Treasury Transformation to Minimise FX Risk
Featuring Kenneth C. K. Ng, Group Treasurer, DFS Group and Stephen Chan, Head of Liquidity Management, Asia Pacific, Global Transaction Services, Citi
With retail operations across Asia and beyond, DFS has cash inflows in a wide range of currencies, while most purchasing takes place in USD. Its group treasury in Hong Kong faced huge bank charges with a large number of cross-border cash transfers and the cost of buying and selling USD. Furthermore, there was a great deal of manual work required by local divisions and treasury to administer the process, and tight deadlines. DFS was therefore seeking to transform its cash management processes to avoid negative FX movements eroding the company’s profit margin, whilst reducing labour-intensive processes and external transaction costs. This would be no easy task but not impossible. To do this they required a banking partner that was committed to understanding their needs, who could successfully bring together product innovation with customer service excellence.

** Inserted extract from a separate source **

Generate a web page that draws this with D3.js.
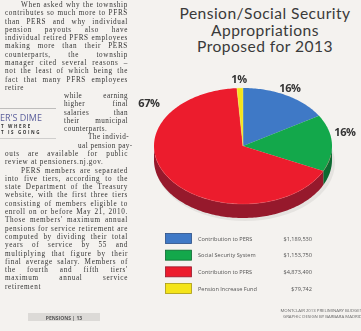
<!DOCTYPE html>
<html><head><meta charset="utf-8">
<script src="https://cdn.jsdelivr.net/npm/d3@7"></script>
<style>
html,body{margin:0;padding:0;background:#f4f2ef;}
#wrap{position:relative;width:361px;height:331px;overflow:hidden;background:#f4f2ef;}
.col{position:absolute;font-family:"Liberation Serif",serif;font-size:7.2px;line-height:8.3px;color:#353535;text-align:justify;hyphens:auto;filter:blur(0.45px);letter-spacing:0.65px;}
.col p{margin:0;text-indent:16px;}
.col .ln{text-align:justify;text-align-last:justify;white-space:nowrap;letter-spacing:0.45px;}
svg{position:absolute;left:0;top:0;}
</style></head>
<body><div id="wrap">
<div class="col" style="left:5px;top:1px;width:123px;" lang="en"><p>When asked why the township contributes so much more to PFRS than PERS and why individual pension payouts also have individual retired PFRS employees making more than their PERS counterparts, the township manager cited several reasons – not the least of which being the fact that many PFRS employees retire</p></div>
<div class="col" style="left:64px;top:92px;width:64px;" lang="en">
<div class="ln">while earning</div><div class="ln">higher final</div><div class="ln">salaries than</div><div class="ln">their municipal</div><div class="ln" style="text-align-last:left">counterparts.</div><div class="ln" style="padding-left:24px">The individ-</div><div class="ln" style="padding-left:14px">ual pension pay-</div></div>
<div class="col" style="left:5px;top:150px;width:123px;" lang="en"><p style="text-indent:0">outs are available for public review at pensioners.nj.gov.</p><p>PERS members are separated into five tiers, according to the state Department of the Treasury website, with the first three tiers consisting of members eligible to enroll on or before May 21, 2010. Those members' maximum annual pensions for service retirement are computed by dividing their total years of service by 55 and multiplying that figure by their final average salary. Members of the fourth and fifth tiers' maximum annual service retirement</p></div>
<svg id="chart" width="361" height="331"></svg>
</div>
<script>
const categories = ["Contribution to PERS", "Social Security System", "Contribution to PFRS", "Pension Increase Fund"];
const values = [1189530, 1153750, 4873490, 79742];
const valueLabels = ["$1,189,530", "$1,153,750", "$4,873,490", "$79,742"];
const pctLabels = ["16%", "16%", "67%", "1%"];
const titleLines = ["Pension/Social Security", "Appropriations", "Proposed for 2013"];
const footerLines = ["MONTCLAIR 2013 PRELIMINARY BUDGET", "GRAPHIC DESIGN BY BARBARA MADRID"];

const topColors = ["#3f79c6", "#13a84b", "#ec1c2d", "#f4e419"];
const sideColors = ["#2a4f86", "#0c6a31", "#96192c", "#a89a10"];

const svg = d3.select("#chart");

// sidebar box in article column
const g0 = svg.append("g").style("filter","blur(0.35px)");
g0.append("line").attr("x1",0).attr("x2",56).attr("y1",108.5).attr("y2",108.5).attr("stroke","#999").attr("stroke-width",0.6);
g0.append("text").attr("x",0).attr("y",121).attr("font-family","Open Sans, sans-serif").attr("font-size",9).attr("fill","#5b5f9c").text("ER'S DIME");
g0.append("text").attr("x",1).attr("y",128).attr("font-family","Open Sans, sans-serif").attr("font-size",4.5).attr("font-weight","bold").attr("letter-spacing",1.6).attr("fill","#333").text("T WHERE");
g0.append("text").attr("x",1).attr("y",134).attr("font-family","Open Sans, sans-serif").attr("font-size",4.5).attr("font-weight","bold").attr("letter-spacing",1.6).attr("fill","#333").text("T IS GOING");
g0.append("line").attr("x1",0).attr("x2",56).attr("y1",138.5).attr("y2",138.5).attr("stroke","#aaa").attr("stroke-width",0.5);
g0.append("rect").attr("x",28).attr("y",313).attr("width",72).attr("height",8).attr("fill","#dcdad7");
g0.append("text").attr("x",64).attr("y",319.5).attr("text-anchor","middle").attr("font-family","Open Sans, sans-serif").attr("font-size",5).attr("font-weight","bold").attr("fill","#555").text("PENSIONS | 13");

// title
const gt = svg.append("g");
titleLines.forEach((t,i)=>{
  gt.append("text").attr("x",265).attr("y",19+i*16.6).attr("text-anchor","middle")
    .attr("font-family","Lato, sans-serif").attr("font-size",15.6).attr("letter-spacing",0.45).attr("fill","#3a3a3a").text(t);
});

// 3D pie
const cx = 243, cy = 146, rx = 89, ry = 58, depth = 14;
const pie = d3.pie().sort(null).value(d=>d)(values);
const pt = (a, dy=0) => [cx + rx*Math.sin(a), cy - ry*Math.cos(a) + dy];
function arcPts(a0, a1, dy=0){ const n = Math.max(2, Math.ceil((a1-a0)/0.02)); return d3.range(n+1).map(i=>pt(a0+(a1-a0)*i/n, dy)); }
const line = d3.line();
const gp = svg.append("g").style("filter","blur(0.3px)");
gp.append("ellipse").attr("cx",cx+2).attr("cy",cy+depth+3).attr("rx",rx+1).attr("ry",ry).attr("fill","#000").attr("opacity",0.06);
// sides (front half: angles PI/2 .. 3PI/2)
pie.forEach((d,i)=>{
  const a0 = Math.max(d.startAngle, Math.PI/2), a1 = Math.min(d.endAngle, 3*Math.PI/2);
  if (a1 <= a0) return;
  const top = arcPts(a0,a1,0), bot = arcPts(a0,a1,depth).reverse();
  gp.append("path").attr("d", line(top.concat(bot))+"Z").attr("fill", sideColors[i]);
});
// top faces
pie.forEach((d,i)=>{
  const pts = [[cx,cy]].concat(arcPts(d.startAngle, d.endAngle, 0));
  gp.append("path").attr("d", line(pts)+"Z").attr("fill", topColors[i])
    .attr("stroke", i===3 ? "#f7ef8a" : "none").attr("stroke-width",0.4);
});
gp.append("path").attr("d", line(arcPts(Math.PI*0.55, Math.PI*1.45, 0))).attr("fill","none").attr("stroke","#ff6b72").attr("stroke-width",0.6).attr("opacity",0.5);

// percent labels
const labelPos = [[290,92],[345,136],[149,107],[239,83]];
pie.forEach((d,i)=>{
  svg.append("text").attr("x",labelPos[i][0]).attr("y",labelPos[i][1]).attr("text-anchor","middle")
    .attr("font-family","Open Sans, sans-serif").attr("font-weight","bold").attr("font-size",11).attr("letter-spacing",-0.4)
    .attr("fill","#333").style("filter","blur(0.3px)").text(pctLabels[i]);
});

// legend
const gl = svg.append("g").style("filter","blur(0.35px)");
const ly = d3.scalePoint().domain(categories).range([233, 283]);
categories.forEach((c,i)=>{
  const y = ly(c);
  gl.append("rect").attr("x",165.5).attr("y",y+0.5).attr("width",26).attr("height",10).attr("fill",topColors[i]).attr("stroke",sideColors[i]).attr("stroke-width",0.8);
  gl.append("text").attr("x",198).attr("y",y+7.5).attr("font-family","Open Sans, sans-serif").attr("font-size",5.6).attr("fill","#555").text(c);
  gl.append("text").attr("x",312).attr("y",y+7.5).attr("text-anchor","end").attr("font-family","Open Sans, sans-serif").attr("font-size",5.6).attr("fill","#555").text(valueLabels[i]);
});
footerLines.forEach((t,i)=>{
  gl.append("text").attr("x",362).attr("y",312+i*6).attr("text-anchor","end").attr("font-family","Open Sans, sans-serif").attr("font-size",4.3).attr("fill","#666").text(t);
});
</script>
</body></html>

Designing a new cross-currency, cross-border solution
DFS approached Citi to discuss ways of enhancing the way they manage cash and foreign exchange risk, in order to make the process more convenient without increasing risk or cost. There were a variety of reasons why DFS selected Citi. Firstly, Citi already had a strong relationship with DFS as its key partner bank for global cash management and payments in both local and foreign currency. Secondly, the bank is a participant in DFS’s loan facility. However, the quality, as opposed to simply the scope, of the relationship was the decisive factor in DFS’s decision. Kenneth C.K. Ng, Director and Group Treasurer, DFS explains,
“We have had a long and successful relationship with Citi for both borrowing and cash management. A particular benefit of working with them is the quality of service that we receive, so we were enthusiastic about opportunities to extend the relationship further.”

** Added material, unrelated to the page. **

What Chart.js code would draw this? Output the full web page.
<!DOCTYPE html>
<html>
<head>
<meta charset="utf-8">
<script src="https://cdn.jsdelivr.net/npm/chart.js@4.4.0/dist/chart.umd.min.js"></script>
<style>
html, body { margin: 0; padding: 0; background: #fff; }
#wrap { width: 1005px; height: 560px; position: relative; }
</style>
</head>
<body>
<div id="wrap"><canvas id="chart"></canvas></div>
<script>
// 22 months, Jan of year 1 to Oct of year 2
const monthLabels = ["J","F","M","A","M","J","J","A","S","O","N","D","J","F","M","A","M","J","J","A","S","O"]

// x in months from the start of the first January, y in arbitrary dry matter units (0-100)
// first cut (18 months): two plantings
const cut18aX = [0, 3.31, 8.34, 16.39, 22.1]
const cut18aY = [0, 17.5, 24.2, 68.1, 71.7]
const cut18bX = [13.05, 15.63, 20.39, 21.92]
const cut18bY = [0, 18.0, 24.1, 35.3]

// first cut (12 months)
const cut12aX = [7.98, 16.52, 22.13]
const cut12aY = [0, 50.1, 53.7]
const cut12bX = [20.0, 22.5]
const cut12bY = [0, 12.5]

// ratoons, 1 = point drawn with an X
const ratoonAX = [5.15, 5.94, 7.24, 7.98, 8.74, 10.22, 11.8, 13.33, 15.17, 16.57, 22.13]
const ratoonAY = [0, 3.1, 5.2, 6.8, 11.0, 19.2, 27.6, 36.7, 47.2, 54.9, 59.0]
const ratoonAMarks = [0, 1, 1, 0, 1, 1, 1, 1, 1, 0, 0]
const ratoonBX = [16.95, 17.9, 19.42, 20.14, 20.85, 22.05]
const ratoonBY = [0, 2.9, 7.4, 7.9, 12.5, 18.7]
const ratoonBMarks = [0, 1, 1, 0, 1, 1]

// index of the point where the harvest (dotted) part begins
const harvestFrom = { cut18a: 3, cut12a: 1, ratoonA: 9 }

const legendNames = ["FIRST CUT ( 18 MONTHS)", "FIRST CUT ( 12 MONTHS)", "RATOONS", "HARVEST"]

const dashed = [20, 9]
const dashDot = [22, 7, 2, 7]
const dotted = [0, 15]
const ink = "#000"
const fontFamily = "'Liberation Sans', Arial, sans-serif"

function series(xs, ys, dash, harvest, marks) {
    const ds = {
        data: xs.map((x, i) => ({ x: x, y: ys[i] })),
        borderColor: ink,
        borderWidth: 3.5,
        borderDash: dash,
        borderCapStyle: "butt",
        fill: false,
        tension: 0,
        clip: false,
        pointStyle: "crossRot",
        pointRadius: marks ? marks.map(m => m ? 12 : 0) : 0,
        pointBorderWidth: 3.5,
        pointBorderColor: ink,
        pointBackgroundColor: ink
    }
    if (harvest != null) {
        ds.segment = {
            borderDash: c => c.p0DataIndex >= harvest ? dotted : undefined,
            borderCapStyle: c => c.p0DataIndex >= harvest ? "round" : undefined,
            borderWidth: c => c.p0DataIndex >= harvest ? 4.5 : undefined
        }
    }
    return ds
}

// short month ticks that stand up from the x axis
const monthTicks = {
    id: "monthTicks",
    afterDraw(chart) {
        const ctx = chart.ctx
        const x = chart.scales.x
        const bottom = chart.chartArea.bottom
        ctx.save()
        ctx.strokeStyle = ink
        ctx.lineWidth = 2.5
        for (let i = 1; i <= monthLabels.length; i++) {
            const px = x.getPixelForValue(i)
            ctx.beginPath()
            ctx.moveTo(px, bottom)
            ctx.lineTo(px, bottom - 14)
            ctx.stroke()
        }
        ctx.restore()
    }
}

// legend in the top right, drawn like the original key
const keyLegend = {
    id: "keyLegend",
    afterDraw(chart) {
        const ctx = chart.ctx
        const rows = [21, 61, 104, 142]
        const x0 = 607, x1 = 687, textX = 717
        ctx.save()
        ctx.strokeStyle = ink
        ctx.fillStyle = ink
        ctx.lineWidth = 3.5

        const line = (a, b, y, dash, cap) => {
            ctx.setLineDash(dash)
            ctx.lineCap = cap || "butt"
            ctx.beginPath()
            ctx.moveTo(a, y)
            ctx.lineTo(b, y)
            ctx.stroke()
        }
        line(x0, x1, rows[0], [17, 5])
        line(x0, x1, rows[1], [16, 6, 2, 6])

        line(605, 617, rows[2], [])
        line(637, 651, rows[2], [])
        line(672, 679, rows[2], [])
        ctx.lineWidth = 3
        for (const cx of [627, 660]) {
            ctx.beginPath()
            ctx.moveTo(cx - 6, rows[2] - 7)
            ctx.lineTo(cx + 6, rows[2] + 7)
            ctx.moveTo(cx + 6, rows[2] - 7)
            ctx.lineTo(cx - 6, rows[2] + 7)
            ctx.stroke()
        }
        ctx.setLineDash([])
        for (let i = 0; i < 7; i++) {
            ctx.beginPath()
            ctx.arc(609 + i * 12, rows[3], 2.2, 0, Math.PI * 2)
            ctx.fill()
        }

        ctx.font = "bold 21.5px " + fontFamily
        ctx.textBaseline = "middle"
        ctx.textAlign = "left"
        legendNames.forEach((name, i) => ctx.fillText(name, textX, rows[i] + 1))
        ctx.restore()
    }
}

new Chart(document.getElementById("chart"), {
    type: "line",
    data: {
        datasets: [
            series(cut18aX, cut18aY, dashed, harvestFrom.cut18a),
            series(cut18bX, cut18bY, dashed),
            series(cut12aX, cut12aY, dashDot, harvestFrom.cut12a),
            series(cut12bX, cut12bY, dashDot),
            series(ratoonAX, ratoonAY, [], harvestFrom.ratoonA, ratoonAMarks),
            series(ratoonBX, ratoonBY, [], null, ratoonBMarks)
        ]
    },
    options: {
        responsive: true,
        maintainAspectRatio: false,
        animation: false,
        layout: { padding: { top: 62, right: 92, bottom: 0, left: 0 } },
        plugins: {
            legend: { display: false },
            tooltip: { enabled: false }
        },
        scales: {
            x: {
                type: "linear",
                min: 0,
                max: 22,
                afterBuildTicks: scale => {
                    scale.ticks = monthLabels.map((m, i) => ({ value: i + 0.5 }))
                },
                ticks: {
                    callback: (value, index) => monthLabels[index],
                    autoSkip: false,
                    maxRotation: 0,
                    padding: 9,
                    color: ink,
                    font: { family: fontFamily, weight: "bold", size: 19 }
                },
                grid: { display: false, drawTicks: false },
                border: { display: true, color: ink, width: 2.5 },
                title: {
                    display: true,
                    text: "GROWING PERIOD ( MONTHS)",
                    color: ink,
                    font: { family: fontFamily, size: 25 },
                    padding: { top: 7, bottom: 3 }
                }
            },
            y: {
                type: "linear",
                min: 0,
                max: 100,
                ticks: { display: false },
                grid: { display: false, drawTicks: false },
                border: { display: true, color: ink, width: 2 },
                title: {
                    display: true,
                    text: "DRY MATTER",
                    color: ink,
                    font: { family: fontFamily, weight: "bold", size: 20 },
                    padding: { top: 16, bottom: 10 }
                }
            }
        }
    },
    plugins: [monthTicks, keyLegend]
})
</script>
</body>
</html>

“We worked closely to design a new solution that would meet our current and future needs by reducing costs and administrative effort, whilst increasing our currency flexibility. We were impressed by its innovative and pragmatic approach to designing, implementing and maintaining a cost-effective, scalable solution that was specifically designed around our business objectives.”
The new liquidity structure represents a complete transformation in the way that cash and FX risk is managed at DFS. Local business divisions no longer need to transfer surplus cash to treasury, nor to request additional funds. Similarly, treasury does not need to exchange foreign currency amounts for USD, nor to convert amounts back to local currency. The workload across the business has therefore been substantially reduced, whilst retaining visibility and control over cash flows and FX processes.
To achieve this, the solution comprises a two-way cross-currency, cross-border sweeping arrangement with automatic conversion into USD. Surplus funds in DFS’s accounts across the region, in all currencies, are automatically swept into a central USD account held by DFS’s global shared service centre (SSC). The conversion is performed at a competitive rate based on an agreed margin with the sweeps undertaken according to pre-defined rules determined by DFS. Similarly, overdraft balances in each currency account are funded automatically from the liquidity structure at the end of each day to avoid overdraft charges. The process is fully supported with account information and confirmation of foreign exchange transfers provided promptly through CitiDirect® Online Banking.